三重态-三重态湮灭上转换（TTA-UC）具有所需激发光强度低(太阳光即可)和工作波长可调等优点，有望在太阳能电池、光催化等领域提高太阳光的利用效率，而上转换过程的Dexter能量传递机制要求各组分运动至彼此碰撞半径之内才能能量传递，导致目前绝大多数TTA上转换发光只能在除氧有机溶剂中实现。实现固体介质中的高效上转换有两个问题亟需解决：1.寻找突破分子运动能力限制的方法；2.解决光敏剂与受体在固相材料中各自堆积而分离的问题。申请人已证明主客体包结与超分子聚集可提高上转换发光效率。在此基础上，该项目拟构建光敏剂与受体的自组装体来解决上述问题。光敏剂与受体的有序组装可防止光敏剂与受体各自堆积；可拉近光敏剂与受体之间的空间距离以提高能量传递效率；同时三重态能量在有序聚集中的能量迁移，可使光敏剂或受体无需通过扩散便能实现能量传递，可望实现聚合物膜和凝胶中的高效上转换，为TTA上转换的实用化奠定基础。
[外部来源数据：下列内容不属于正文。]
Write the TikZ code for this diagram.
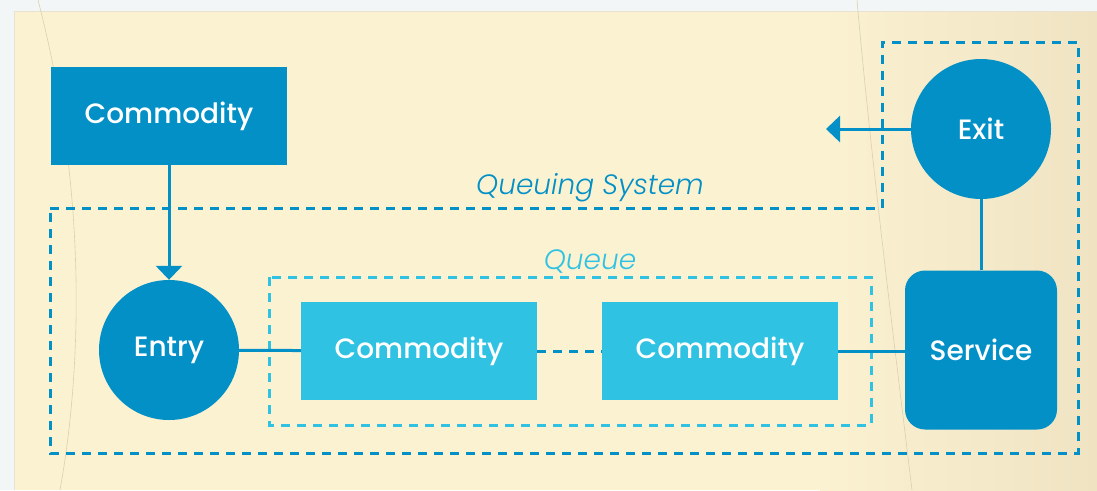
\documentclass[tikz,border=0pt]{standalone}
\usepackage{fontspec}
\setmainfont{Poppins}[UprightFont=* Medium,ItalicFont=* Light Italic]
\usepackage{xcolor}
\usetikzlibrary{arrows.meta}

\definecolor{deepblue}{HTML}{0290C6}
\definecolor{skyblue}{HTML}{30C2E2}
\definecolor{cream}{HTML}{FBF2D2}
\definecolor{sand}{HTML}{EFE3C2}
\definecolor{paperline}{HTML}{DCCFB0}
\definecolor{margin}{HTML}{F3F6F6}

\begin{document}
\begin{tikzpicture}[x=1pt,y=-1pt]
    \tikzstyle{C}=[circle,fill=deepblue,text=white,minimum size=140pt,inner sep=0pt,font=\fontsize{28}{32}\selectfont]
    \tikzstyle{B}=[rectangle,fill=deepblue,text=white,minimum width=236pt,minimum height=98pt,inner sep=0pt,font=\fontsize{28}{32}\selectfont]
    \tikzstyle{Q}=[B,fill=skyblue]
    \tikzstyle{S}=[B,rounded corners=20pt,minimum width=152pt,minimum height=159pt]
    \tikzstyle{W}=[draw=deepblue,line width=3pt]
    \tikzstyle{Z}=[line width=3pt,dash pattern=on 9pt off 7pt]

   % paper
   \useasboundingbox (0,0) rectangle (1097,490);
   \fill [margin] (0,0) rectangle (1097,490);
   \fill [cream] (14,11) rectangle (1097,490);
   \shade [left color=cream,right color=sand] (820,11) rectangle (1097,490);
   \draw [paperline!60,line width=1pt] (14,490) -- (14,11) -- (1097,11);
   \draw [paperline,line width=0.6pt] (38,0) .. controls (90,200) and (80,380) .. (60,490);
   \draw [paperline,line width=0.6pt] (857,0) .. controls (870,150) and (895,350) .. (912,490);

   % nodes
   \node [B] (source) at (169,116) {Commodity};
   \node [C] (entry) at (169,350) {Entry};
   \node [Q] (first) at (419,351) {Commodity};
   \node [Q] (last) at (720,351) {Commodity};
   \node [S] (service) at (981,350) {Service};
   \node [C] (exit) at (981,129) {Exit};
   \coordinate (out) at (826,129);

   \node [text=deepblue,font=\fontsize{28}{32}\selectfont\itshape] (system) at (590,188) {Queuing System};
   \node [text=skyblue,font=\fontsize{28}{32}\selectfont\itshape] (queue) at (590,262) {Queue};

   % boxes
   \draw [Z,draw=deepblue] (50,208) -- (882,208) -- (882,42) -- (1078,42) -- (1078,453) -- (50,453) -- cycle;
   \draw [Z,draw=skyblue] (269,277) rectangle (871,425);

   % links
   \draw [W,-{Triangle[length=14pt,width=26pt]}] (source) -- (entry);
   \draw [W,-{Triangle[length=14pt,width=26pt]}] (exit) -- (out);
   \draw [W] (entry) -- (first);
   \draw [W,dash pattern=on 9pt off 7pt] (first) -- (last);
   \draw [W] (last) -- (last -| service.west);
   \draw [W] (service) -- (exit);
\end{tikzpicture}
\end{document}
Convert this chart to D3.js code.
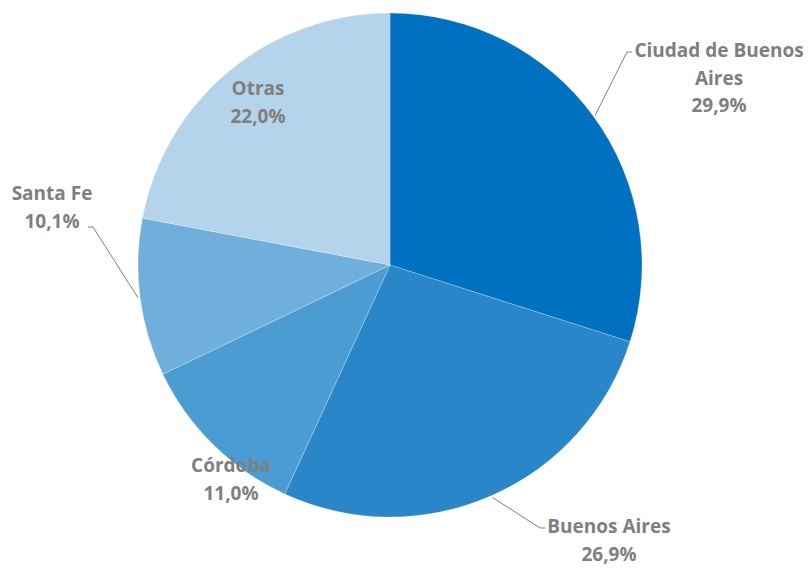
<!DOCTYPE html>
<html lang="es">
<head>
  <meta charset="UTF-8">
  <title>Distribución por provincia</title>
  <style>
    body { margin: 0; background: #fff; }
    svg { display: block; }
    .label { font-family: "Open Sans", Lato, sans-serif; font-weight: bold; font-size: 19px; fill: #7f7f7f; }
    .leader { fill: none; stroke: #7f7f7f; stroke-width: 1; }
  </style>
</head>
<body>
  <svg id="chart"></svg>
  <script src="https://d3js.org/d3.v7.min.js"></script>
  <script>
    // datos
    const categories = ["Ciudad de Buenos Aires", "Buenos Aires", "Córdoba", "Santa Fe", "Otras"];
    const values = [29.9, 26.9, 11.0, 10.1, 22.0];
    const labelLines = [["Ciudad de Buenos", "Aires"], ["Buenos Aires"], ["Córdoba"], ["Santa Fe"], ["Otras"]];
    const colors = ["#0070c0", "#2986c8", "#4b9cd3", "#70afdc", "#b4d4ec"];

    const width = 812, height = 569;
    const cx = 390, cy = 265, radius = 252;

    // posición de cada etiqueta (centro del texto, primera línea) y fin de la línea guía
    const labelLayout = [
      { x: 719, y: 57, leader: [632, 52] },
      { x: 609, y: 533, leader: [545, 528] },
      { x: 231, y: 472, leader: null },
      { x: 52, y: 200, leader: [88, 227] },
      { x: 258, y: 95, leader: null }
    ];
    const lineGap = 27.5;

    const svg = d3.select("#chart").attr("width", width).attr("height", height);
    const g = svg.append("g").attr("transform", `translate(${cx},${cy})`);

    const pie = d3.pie().sort(null).value(d => d);
    const arcs = pie(values);
    const arc = d3.arc().innerRadius(0).outerRadius(radius);

    g.selectAll("path.slice")
      .data(arcs)
      .enter()
      .append("path")
      .attr("class", "slice")
      .attr("d", arc)
      .attr("fill", (d, i) => colors[i])
      .attr("stroke", "rgba(255,255,255,0.35)")
      .attr("stroke-width", 0.7);

    const fmt = v => d3.format(".1f")(v).replace(".", ",") + "%";

    // líneas guía
    arcs.forEach((d, i) => {
      const L = labelLayout[i];
      if (!L.leader) return;
      const mid = (d.startAngle + d.endAngle) / 2;
      const sx = cx + Math.sin(mid) * (radius + 2);
      const sy = cy - Math.cos(mid) * (radius + 2);
      const ex = L.leader[0], ey = L.leader[1];
      const dir = ex > cx ? -1 : 1;
      svg.append("polyline")
        .attr("class", "leader")
        .attr("points", [[sx, sy], [ex + dir * 5, ey], [ex, ey]].map(p => p.join(",")).join(" "));
    });

    // etiquetas
    arcs.forEach((d, i) => {
      const L = labelLayout[i];
      const lines = labelLines[i].concat([fmt(values[i])]);
      const t = svg.append("text")
        .attr("class", "label")
        .attr("text-anchor", "middle");
      lines.forEach((s, k) => {
        t.append("tspan").attr("x", L.x).attr("y", L.y + k * lineGap).text(s);
      });
    });
  </script>
</body>
</html>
TTA upconversion has several advantages over other upconversion methods, such as allowing for the use of low excitation power density, readily tunable excitation/emission wavelength and high upconversion quantum yield. Both TTET and TTA processes in TTA upconversion follow the Dexter energy transfer mechanism. The components involved have to diffuse in the media and collide within the lifetime of their excited states to complete the energy transfer. It is easily realized when the components were dissolved in low-viscosity solvents, while for upconversion in polymers or in viscous liquid mixtures, the slow diffusion of dye molecules in these matrices inevitably lowers the TTET and TTA efficiencies, thus, the molecular mobility become the main restrictions for the enhancing of TTA-UC efficiency in solid phase. The insufficient TTA-UC emission and strict deaeration process for avoiding oxygen quenching of triplet state in solvent make them far from real-world applications. Herein, in order to address these fundamental problems of TTA upconversion, based on our previous work, a general motif in which the sensitizer and the acceptor are spontaneously co-assembled together by supramolecular interactions such as host-guest binding, hydrophobic interaction and hydrogen bonding was proposed. The formation of photosensitizer and acceptor co-assemblies can prevent them from accumulation in the polymers, and the sensitizer and annihilator are positioned in close proximity to each other, which is expected to improve the TTET and TTA processes. Most importantly, energy-migration-based TTA-UC instead of the conventional molecular diffusion-based mechanism can be achieved in the supramolecular co-assemblies, therefore, efficient in-air upconversion emission could be achieved in gels and solid films, which will lay a solid foundation for the applications of TTA-UC.